(TASK PROMPT)
Exactly the lines from the one containing "Generate a Python" through the one containing "integ_fit_gamma = [0.700, 0.4906]" are to be returned, please, without any pictures.
*** EXERCISE MATERIALS ***
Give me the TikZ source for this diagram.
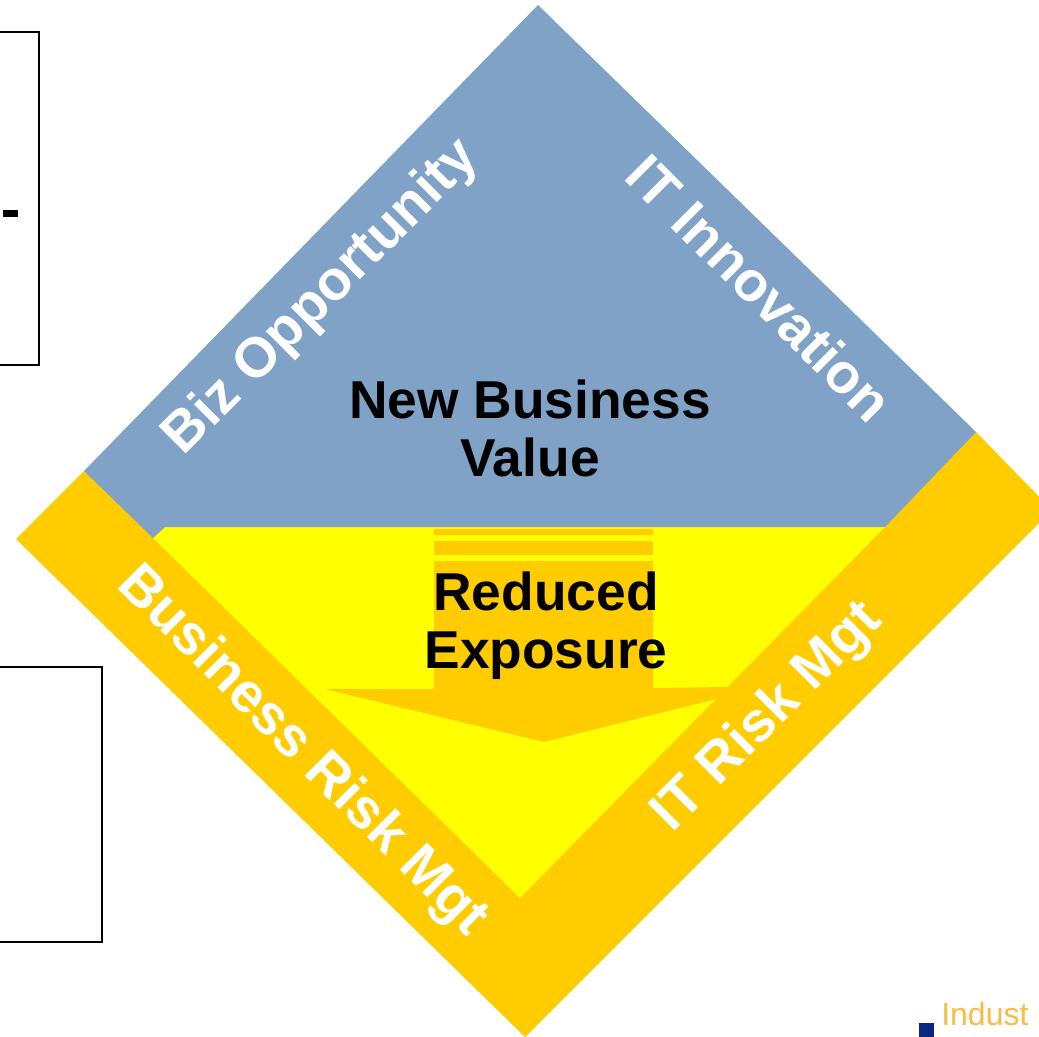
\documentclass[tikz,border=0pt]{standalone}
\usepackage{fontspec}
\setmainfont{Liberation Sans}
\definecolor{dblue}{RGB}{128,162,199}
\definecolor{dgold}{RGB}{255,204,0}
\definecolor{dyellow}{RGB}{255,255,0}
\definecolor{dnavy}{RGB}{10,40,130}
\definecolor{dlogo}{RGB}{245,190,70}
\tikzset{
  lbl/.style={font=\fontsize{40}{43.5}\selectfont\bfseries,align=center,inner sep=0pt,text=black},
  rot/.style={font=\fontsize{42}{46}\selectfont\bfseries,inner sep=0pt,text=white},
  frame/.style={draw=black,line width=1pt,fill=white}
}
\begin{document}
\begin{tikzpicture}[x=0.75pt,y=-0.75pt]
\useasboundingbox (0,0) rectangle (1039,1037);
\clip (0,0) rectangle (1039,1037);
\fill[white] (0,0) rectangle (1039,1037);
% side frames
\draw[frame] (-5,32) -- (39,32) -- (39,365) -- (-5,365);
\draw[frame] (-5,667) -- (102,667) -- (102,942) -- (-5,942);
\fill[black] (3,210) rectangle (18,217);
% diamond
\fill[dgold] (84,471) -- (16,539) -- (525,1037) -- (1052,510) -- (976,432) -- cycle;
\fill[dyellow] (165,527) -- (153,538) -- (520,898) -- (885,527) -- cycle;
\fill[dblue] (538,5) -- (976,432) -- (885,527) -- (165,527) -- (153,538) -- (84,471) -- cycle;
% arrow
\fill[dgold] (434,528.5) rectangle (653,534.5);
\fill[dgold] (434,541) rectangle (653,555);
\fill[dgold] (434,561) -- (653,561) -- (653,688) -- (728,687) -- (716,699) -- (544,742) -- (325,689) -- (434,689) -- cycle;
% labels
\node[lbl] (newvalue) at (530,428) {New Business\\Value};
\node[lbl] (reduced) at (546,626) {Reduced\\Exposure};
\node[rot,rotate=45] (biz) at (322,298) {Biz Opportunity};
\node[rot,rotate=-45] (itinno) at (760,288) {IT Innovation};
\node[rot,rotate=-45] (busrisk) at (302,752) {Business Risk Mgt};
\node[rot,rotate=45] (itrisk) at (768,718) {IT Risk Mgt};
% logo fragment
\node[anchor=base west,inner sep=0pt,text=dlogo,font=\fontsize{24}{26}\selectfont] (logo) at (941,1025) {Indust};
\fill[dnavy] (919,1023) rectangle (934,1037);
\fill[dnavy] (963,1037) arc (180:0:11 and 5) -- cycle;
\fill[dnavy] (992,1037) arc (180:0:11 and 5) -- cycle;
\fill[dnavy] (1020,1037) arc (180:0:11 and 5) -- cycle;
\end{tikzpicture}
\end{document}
***
*** EXERCISE MATERIALS ***
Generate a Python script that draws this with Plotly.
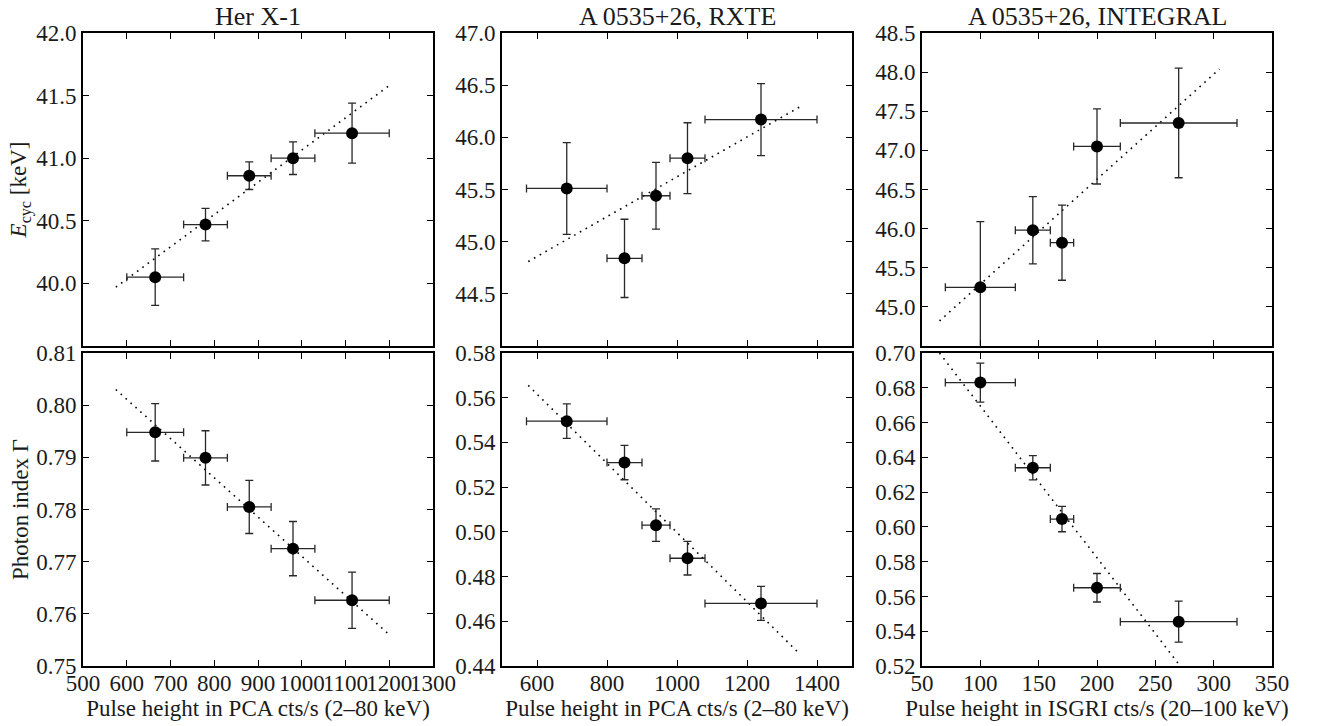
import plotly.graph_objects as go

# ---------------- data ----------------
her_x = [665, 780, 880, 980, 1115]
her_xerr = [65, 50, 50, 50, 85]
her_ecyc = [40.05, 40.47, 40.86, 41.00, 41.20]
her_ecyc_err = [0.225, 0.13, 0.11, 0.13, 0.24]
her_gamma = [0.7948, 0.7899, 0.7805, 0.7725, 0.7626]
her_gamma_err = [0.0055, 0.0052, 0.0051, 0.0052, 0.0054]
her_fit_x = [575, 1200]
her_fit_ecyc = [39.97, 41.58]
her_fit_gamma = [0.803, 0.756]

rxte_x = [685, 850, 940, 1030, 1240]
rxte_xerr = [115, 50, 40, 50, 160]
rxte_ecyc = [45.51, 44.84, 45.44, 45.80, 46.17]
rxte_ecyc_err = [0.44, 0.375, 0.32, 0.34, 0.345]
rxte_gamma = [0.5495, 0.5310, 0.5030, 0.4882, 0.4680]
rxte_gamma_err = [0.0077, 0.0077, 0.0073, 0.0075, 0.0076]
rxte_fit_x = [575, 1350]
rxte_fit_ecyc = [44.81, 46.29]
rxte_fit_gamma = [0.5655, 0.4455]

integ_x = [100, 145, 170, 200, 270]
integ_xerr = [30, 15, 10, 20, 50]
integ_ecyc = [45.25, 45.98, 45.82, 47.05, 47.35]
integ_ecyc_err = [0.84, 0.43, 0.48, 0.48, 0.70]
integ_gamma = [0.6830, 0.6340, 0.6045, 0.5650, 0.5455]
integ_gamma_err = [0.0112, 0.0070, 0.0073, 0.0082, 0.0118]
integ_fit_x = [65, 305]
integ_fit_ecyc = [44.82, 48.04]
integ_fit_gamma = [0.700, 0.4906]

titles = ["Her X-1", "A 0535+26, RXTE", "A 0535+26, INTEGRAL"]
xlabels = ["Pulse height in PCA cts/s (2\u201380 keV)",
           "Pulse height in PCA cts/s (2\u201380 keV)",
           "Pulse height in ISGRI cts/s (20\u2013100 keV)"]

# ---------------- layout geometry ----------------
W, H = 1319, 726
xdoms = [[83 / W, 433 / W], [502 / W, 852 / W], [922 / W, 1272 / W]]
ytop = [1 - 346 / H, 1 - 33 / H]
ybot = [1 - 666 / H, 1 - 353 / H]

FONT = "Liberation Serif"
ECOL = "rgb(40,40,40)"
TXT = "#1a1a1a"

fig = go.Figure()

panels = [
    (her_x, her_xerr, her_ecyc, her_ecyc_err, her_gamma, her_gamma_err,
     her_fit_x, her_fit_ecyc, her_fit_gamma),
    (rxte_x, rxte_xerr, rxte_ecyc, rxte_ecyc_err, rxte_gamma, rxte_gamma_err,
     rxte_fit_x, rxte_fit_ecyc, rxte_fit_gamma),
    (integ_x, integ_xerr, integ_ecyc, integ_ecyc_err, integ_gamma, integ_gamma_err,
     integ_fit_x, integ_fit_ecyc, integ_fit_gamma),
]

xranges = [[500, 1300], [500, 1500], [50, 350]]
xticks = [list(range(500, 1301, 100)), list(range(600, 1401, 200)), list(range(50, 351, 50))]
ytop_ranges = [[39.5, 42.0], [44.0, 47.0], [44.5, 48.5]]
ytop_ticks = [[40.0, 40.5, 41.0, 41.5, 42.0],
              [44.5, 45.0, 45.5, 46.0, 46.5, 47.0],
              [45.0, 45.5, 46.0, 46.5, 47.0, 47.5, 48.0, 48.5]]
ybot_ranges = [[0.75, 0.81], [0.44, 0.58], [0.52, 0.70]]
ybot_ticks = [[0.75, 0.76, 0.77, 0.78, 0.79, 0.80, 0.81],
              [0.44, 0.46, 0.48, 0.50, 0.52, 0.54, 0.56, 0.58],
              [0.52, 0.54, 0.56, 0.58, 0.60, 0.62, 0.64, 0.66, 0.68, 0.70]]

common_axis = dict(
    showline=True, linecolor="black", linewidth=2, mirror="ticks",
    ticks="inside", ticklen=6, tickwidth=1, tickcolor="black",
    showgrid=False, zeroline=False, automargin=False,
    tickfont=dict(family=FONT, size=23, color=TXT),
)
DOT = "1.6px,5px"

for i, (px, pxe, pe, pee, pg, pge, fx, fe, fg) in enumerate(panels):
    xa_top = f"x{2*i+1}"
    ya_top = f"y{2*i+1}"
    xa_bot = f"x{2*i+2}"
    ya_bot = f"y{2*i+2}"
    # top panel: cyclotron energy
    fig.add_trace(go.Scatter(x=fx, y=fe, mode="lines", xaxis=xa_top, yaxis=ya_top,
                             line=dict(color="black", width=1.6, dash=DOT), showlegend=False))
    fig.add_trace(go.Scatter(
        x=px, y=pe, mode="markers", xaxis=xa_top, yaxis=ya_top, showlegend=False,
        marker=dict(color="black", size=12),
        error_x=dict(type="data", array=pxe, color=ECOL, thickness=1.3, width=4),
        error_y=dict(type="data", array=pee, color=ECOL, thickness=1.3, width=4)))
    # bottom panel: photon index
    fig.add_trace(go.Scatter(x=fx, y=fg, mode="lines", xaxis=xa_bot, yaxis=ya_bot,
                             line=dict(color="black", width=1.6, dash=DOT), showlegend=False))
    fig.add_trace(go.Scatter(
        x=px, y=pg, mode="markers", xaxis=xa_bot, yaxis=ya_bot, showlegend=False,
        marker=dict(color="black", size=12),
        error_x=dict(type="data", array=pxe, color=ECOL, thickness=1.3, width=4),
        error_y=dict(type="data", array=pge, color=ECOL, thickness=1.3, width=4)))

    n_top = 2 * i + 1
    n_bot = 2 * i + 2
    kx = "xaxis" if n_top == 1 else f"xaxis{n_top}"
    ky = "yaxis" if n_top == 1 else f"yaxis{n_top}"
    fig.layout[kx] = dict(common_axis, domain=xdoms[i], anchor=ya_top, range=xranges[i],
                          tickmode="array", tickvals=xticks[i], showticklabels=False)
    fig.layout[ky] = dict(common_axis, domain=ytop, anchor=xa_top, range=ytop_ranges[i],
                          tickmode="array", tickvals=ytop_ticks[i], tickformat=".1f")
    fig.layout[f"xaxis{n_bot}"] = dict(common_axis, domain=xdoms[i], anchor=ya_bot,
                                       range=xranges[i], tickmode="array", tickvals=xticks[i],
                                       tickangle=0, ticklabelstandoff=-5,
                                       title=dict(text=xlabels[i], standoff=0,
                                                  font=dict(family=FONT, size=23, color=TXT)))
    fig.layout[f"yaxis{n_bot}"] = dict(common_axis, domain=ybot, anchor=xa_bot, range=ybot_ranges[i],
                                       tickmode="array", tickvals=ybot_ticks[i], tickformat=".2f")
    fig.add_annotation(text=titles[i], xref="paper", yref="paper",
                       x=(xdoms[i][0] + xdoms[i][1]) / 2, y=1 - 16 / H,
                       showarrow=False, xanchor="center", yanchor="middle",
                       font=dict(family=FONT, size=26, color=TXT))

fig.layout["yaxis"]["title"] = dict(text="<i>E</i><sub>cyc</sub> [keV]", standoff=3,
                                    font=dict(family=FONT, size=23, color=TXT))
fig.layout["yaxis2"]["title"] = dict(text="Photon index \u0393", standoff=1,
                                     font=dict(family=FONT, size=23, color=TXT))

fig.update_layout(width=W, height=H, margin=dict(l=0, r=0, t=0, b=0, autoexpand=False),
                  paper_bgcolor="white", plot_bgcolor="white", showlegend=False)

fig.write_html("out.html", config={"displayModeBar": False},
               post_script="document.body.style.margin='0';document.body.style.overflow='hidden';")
***
(SOLUTION)
Generate a Python script that draws this with Plotly.
import plotly.graph_objects as go

# ---------------- data ----------------
her_x = [665, 780, 880, 980, 1115]
her_xerr = [65, 50, 50, 50, 85]
her_ecyc = [40.05, 40.47, 40.86, 41.00, 41.20]
her_ecyc_err = [0.225, 0.13, 0.11, 0.13, 0.24]
her_gamma = [0.7948, 0.7899, 0.7805, 0.7725, 0.7626]
her_gamma_err = [0.0055, 0.0052, 0.0051, 0.0052, 0.0054]
her_fit_x = [575, 1200]
her_fit_ecyc = [39.97, 41.58]
her_fit_gamma = [0.803, 0.756]

rxte_x = [685, 850, 940, 1030, 1240]
rxte_xerr = [115, 50, 40, 50, 160]
rxte_ecyc = [45.51, 44.84, 45.44, 45.80, 46.17]
rxte_ecyc_err = [0.44, 0.375, 0.32, 0.34, 0.345]
rxte_gamma = [0.5495, 0.5310, 0.5030, 0.4882, 0.4680]
rxte_gamma_err = [0.0077, 0.0077, 0.0073, 0.0075, 0.0076]
rxte_fit_x = [575, 1350]
rxte_fit_ecyc = [44.81, 46.29]
rxte_fit_gamma = [0.5655, 0.4455]

integ_x = [100, 145, 170, 200, 270]
integ_xerr = [30, 15, 10, 20, 50]
integ_ecyc = [45.25, 45.98, 45.82, 47.05, 47.35]
integ_ecyc_err = [0.84, 0.43, 0.48, 0.48, 0.70]
integ_gamma = [0.6830, 0.6340, 0.6045, 0.5650, 0.5455]
integ_gamma_err = [0.0112, 0.0070, 0.0073, 0.0082, 0.0118]
integ_fit_x = [65, 305]
integ_fit_ecyc = [44.82, 48.04]
integ_fit_gamma = [0.700, 0.4906]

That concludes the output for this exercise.